INSTRUCTIONS TO FOLLOW: Your task is to copy every line of the records below that contains "code".

Excerpt from a dataset:
####
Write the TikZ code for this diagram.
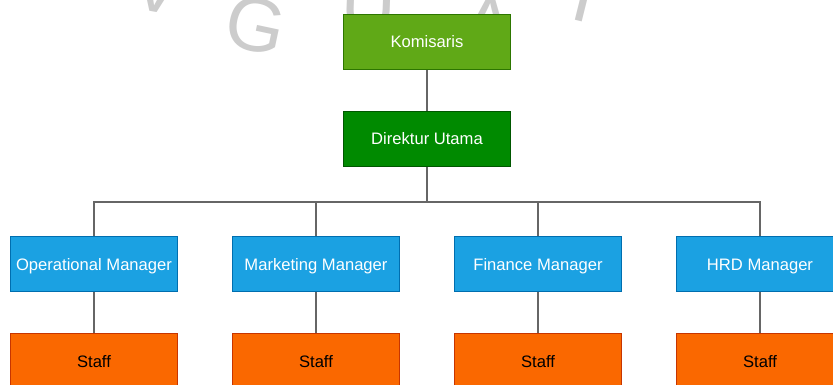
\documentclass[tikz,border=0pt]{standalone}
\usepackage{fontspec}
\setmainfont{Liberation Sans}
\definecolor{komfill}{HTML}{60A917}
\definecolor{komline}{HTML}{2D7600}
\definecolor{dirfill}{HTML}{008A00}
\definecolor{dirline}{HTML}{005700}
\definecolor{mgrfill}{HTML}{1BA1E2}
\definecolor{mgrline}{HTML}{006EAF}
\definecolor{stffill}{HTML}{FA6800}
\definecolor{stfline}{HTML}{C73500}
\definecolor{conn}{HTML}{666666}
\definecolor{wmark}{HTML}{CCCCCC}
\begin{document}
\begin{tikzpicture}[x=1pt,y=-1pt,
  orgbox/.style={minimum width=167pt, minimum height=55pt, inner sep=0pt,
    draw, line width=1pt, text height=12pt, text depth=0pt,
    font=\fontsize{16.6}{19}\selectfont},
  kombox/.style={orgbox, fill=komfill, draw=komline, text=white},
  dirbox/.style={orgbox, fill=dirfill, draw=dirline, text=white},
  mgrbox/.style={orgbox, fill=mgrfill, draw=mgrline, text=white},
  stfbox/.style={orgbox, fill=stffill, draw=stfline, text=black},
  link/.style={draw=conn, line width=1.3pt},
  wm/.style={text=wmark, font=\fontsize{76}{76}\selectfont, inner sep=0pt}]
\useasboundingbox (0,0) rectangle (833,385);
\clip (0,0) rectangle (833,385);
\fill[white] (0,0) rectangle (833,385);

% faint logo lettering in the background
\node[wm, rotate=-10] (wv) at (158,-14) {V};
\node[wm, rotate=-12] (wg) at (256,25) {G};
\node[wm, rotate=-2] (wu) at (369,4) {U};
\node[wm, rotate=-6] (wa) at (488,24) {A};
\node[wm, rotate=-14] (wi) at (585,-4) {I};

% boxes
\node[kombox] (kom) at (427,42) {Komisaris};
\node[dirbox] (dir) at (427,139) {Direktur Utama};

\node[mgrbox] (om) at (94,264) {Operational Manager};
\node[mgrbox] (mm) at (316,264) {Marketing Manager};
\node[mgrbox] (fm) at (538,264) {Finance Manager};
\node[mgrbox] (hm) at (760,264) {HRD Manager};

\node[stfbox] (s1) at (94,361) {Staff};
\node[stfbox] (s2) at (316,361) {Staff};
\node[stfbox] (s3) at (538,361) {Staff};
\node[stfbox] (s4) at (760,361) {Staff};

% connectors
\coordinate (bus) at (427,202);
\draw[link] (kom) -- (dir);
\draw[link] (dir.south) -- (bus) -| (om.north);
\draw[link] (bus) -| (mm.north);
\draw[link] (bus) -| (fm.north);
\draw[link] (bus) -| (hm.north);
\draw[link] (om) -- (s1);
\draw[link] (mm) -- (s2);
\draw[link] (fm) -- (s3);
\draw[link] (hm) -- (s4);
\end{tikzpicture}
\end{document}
####
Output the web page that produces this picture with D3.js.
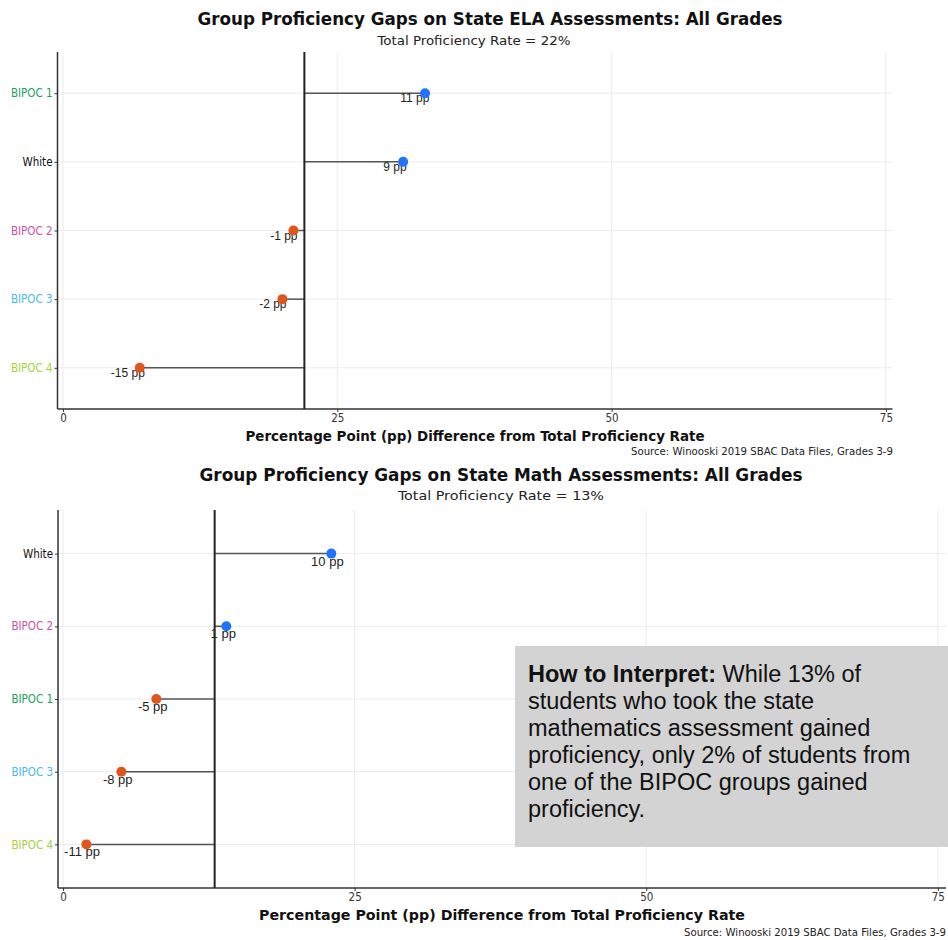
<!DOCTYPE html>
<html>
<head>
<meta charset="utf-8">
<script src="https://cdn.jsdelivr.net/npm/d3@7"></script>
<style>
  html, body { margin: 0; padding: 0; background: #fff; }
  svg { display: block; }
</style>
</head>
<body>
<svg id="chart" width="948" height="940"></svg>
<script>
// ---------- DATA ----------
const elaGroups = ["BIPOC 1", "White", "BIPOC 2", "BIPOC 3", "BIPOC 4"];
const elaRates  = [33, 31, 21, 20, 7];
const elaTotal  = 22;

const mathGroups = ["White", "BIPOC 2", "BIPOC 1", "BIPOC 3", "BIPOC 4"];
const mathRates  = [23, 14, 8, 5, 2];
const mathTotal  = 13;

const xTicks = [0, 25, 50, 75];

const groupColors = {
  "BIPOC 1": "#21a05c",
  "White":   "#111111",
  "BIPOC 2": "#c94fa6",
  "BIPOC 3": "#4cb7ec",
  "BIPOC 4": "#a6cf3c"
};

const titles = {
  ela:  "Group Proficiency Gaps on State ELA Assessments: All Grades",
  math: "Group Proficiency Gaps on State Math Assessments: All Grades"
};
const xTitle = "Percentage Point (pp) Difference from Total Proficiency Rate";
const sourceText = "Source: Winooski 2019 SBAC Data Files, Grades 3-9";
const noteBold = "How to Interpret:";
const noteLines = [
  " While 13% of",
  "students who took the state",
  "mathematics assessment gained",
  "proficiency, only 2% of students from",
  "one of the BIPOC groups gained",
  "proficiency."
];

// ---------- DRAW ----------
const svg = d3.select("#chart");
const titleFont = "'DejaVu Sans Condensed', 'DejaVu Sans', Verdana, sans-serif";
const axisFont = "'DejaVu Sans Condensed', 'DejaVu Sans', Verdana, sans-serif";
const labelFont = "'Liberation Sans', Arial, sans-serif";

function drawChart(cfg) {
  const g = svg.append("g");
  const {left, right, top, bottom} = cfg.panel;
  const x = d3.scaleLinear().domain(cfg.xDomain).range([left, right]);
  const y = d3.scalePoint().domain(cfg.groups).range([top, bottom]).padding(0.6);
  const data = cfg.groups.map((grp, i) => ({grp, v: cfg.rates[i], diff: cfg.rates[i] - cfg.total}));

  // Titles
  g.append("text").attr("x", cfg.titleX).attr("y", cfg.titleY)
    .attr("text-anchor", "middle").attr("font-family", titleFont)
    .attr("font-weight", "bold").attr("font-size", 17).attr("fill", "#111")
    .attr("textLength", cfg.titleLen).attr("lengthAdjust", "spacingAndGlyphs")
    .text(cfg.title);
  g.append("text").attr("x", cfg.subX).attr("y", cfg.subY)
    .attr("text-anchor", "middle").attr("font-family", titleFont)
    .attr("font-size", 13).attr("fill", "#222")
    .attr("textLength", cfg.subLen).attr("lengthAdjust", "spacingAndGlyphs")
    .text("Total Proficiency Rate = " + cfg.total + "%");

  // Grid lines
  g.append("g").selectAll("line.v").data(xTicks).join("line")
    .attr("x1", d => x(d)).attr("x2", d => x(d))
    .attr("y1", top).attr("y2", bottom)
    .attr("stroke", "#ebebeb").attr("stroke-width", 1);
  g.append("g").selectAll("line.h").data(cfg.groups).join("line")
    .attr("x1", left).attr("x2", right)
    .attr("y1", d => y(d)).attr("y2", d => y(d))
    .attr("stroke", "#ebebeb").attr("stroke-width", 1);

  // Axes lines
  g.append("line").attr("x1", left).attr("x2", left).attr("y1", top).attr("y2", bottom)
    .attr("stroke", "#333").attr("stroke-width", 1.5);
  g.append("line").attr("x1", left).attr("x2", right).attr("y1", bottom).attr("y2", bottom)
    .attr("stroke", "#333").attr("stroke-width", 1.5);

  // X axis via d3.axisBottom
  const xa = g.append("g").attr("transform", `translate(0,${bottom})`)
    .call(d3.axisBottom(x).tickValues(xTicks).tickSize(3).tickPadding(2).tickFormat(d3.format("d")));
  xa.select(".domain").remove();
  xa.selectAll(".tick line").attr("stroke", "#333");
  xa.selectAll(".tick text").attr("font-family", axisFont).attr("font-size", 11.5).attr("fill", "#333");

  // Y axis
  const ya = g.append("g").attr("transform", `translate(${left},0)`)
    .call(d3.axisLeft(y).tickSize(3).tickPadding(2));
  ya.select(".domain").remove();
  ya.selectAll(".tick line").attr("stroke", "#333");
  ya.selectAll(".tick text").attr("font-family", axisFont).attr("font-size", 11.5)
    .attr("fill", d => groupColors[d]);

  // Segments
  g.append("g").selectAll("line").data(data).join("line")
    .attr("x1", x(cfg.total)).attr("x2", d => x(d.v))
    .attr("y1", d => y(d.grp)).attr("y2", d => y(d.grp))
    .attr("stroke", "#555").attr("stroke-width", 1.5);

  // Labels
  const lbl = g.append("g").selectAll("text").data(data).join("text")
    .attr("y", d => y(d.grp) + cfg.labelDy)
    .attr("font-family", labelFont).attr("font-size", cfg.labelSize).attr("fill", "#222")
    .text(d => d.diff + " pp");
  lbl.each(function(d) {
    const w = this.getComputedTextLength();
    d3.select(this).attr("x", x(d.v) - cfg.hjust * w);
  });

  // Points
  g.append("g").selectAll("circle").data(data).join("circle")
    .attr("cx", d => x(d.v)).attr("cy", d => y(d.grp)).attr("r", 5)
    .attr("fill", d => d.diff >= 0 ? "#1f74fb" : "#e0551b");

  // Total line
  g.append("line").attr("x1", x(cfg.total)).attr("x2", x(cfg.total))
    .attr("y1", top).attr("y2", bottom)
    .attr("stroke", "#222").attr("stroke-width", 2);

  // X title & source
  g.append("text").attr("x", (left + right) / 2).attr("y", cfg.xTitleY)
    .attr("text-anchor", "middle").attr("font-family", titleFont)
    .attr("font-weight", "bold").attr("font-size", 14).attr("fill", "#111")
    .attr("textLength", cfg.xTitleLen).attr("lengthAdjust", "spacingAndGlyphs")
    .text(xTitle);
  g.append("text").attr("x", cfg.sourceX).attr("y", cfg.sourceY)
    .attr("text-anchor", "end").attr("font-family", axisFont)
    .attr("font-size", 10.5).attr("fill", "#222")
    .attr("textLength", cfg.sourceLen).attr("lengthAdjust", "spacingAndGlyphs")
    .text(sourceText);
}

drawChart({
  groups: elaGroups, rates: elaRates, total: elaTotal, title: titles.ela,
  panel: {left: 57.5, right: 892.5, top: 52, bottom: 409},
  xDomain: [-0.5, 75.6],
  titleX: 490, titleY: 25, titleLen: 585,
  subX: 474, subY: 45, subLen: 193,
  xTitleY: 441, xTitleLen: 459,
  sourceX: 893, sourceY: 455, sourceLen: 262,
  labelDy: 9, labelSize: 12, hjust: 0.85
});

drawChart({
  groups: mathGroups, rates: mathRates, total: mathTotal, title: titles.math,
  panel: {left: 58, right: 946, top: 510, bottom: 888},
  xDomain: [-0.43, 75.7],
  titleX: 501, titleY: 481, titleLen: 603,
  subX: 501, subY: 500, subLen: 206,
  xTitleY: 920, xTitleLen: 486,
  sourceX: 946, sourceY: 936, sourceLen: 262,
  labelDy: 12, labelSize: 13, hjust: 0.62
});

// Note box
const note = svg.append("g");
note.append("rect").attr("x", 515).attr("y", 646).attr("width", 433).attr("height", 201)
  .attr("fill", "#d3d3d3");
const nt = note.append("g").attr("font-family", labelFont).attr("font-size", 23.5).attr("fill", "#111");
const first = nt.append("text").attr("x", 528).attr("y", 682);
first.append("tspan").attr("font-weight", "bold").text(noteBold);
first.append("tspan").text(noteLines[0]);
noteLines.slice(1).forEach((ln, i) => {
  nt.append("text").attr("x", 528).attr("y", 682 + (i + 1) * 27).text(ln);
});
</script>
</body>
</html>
####
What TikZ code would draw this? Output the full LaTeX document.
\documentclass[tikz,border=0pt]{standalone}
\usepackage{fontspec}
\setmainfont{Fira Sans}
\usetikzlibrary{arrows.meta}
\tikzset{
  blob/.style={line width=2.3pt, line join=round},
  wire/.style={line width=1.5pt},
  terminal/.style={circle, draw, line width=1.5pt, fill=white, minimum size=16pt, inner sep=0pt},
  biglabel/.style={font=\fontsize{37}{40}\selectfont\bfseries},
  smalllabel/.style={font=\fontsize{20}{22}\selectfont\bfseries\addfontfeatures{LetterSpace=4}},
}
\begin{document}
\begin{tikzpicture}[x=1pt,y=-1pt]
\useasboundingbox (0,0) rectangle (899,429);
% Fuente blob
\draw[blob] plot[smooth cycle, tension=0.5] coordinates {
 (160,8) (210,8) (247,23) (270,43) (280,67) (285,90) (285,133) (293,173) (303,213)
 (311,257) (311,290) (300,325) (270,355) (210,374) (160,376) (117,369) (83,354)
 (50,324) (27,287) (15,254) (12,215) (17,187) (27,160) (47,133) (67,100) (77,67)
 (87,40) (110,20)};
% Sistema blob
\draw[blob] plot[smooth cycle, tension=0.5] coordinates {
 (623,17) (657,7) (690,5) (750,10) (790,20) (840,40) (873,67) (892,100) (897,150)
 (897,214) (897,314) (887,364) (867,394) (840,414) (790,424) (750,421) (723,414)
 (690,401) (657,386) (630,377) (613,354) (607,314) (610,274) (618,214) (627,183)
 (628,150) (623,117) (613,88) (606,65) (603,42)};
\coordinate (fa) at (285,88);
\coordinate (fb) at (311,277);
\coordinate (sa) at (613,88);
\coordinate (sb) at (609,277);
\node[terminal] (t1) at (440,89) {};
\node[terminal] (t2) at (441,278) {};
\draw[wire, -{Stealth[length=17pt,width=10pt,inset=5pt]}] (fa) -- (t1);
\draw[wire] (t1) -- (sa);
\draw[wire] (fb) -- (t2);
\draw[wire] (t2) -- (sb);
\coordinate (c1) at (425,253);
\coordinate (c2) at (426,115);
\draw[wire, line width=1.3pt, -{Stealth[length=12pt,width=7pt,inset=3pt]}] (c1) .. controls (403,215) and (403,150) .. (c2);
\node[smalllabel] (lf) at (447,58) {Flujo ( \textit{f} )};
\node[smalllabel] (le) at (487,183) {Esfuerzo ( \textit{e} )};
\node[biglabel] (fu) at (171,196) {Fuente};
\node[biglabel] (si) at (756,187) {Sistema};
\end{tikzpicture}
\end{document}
####
SOLUTION BELOW:
Write the TikZ code for this diagram.
What TikZ code would draw this? Output the full LaTeX document.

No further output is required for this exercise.